Financial Planning and Analysis

What Is Attained Age and How Is It Used in Finance?

Discover how attained age influences financial decisions, from insurance pricing to retirement planning and pension benefits calculation.

Understanding financial concepts like attained age is essential for making informed decisions in areas such as insurance and retirement planning. Attained age refers to an individual’s current age, a factor that significantly influences costs and benefits across various financial products. Its role extends beyond simple calculations, shaping pricing strategies and benefit determinations that affect personal finances and broader economic considerations.

This article examines how attained age is applied across different financial contexts, offering insights into its practical uses.

Use in Insurance Pricing

In the insurance industry, attained age is central to determining policy pricing, particularly for health and life insurance. Insurers evaluate risk and set premium rates based on age, which correlates with the likelihood of claims. For instance, as individuals grow older, the probability of health issues rises, necessitating premium adjustments. These adjustments rely on actuarial science, which uses statistical methods and regularly updated actuarial tables to ensure premiums reflect the insured’s risk profile.
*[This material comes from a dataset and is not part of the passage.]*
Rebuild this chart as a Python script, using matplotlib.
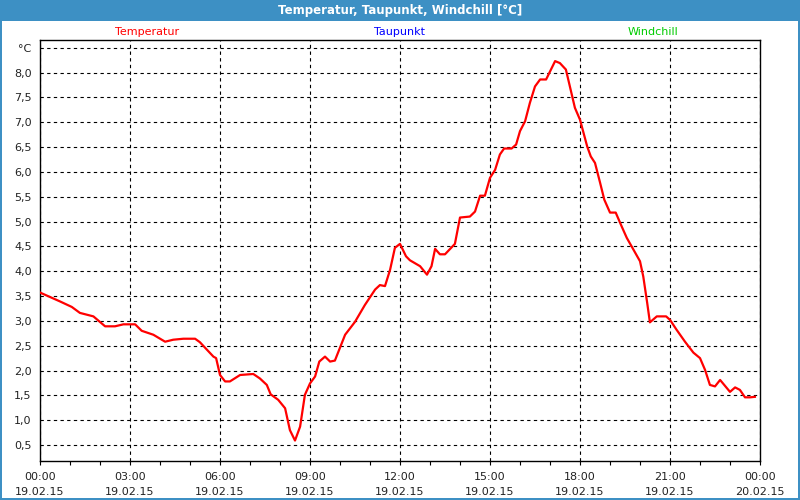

Age-banded premium schedules also highlight the role of attained age, grouping policyholders into specific age ranges with corresponding premium rates. For example, a 45-year-old may fall into a different band than a 55-year-old, resulting in distinct rates that align with their respective risk levels. This system allows insurers to manage risk effectively while providing transparent pricing that helps policyholders anticipate changes in premiums as they age.

Application in Retirement Plans

Attained age plays a pivotal role in retirement planning, guiding strategies to secure long-term financial stability. As individuals age, their financial needs and risk tolerance evolve, prompting adjustments in asset allocations and withdrawal plans. Younger individuals may focus on growth-oriented investments, while older individuals often prioritize preserving capital through more conservative allocations.

Attained age also influences withdrawal strategies from retirement accounts like 401(k)s and IRAs. The IRS requires Required Minimum Distributions (RMDs) starting at age 73, which affect tax liabilities and cash flow. Retirees can use their attained age to plan withdrawals strategically, minimizing tax burdens while ensuring a steady income stream. Social Security benefits further underscore the importance of age, as delaying payments past full retirement age increases monthly benefits. These decisions hinge on a retiree’s age and life expectancy considerations.

Calculation in Pension Benefits

Pension benefit calculations heavily rely on attained age, among other factors, to ensure alignment with the promises made by pension plans. Defined benefit pension plans typically use a formula that includes attained age, years of service, and average salary to determine monthly benefits. This formula is crucial for financial planning and maintaining the sustainability of pension funds.

Actuarial assumptions, including life expectancy and mortality rates, are also integral to pension benefit calculations. These assumptions help determine the present value of future pension liabilities, ensuring adequate reserves to meet long-term obligations. For instance, a 65-year-old retiree may have a different benefit calculation than a 60-year-old due to differences in projected longevity. Pension administrators regularly update actuarial tables and mortality assumptions to reflect demographic and health trends.

Regulatory compliance adds another layer of complexity. Pension plans must adhere to guidelines from the Employee Retirement Income Security Act (ERISA) and the Pension Protection Act, ensuring benefits are calculated fairly and transparently. Plans are also required to communicate projected benefits to participants, factoring in attained age and other variables. This transparency helps retirees make informed decisions about their financial future and readiness for retirement.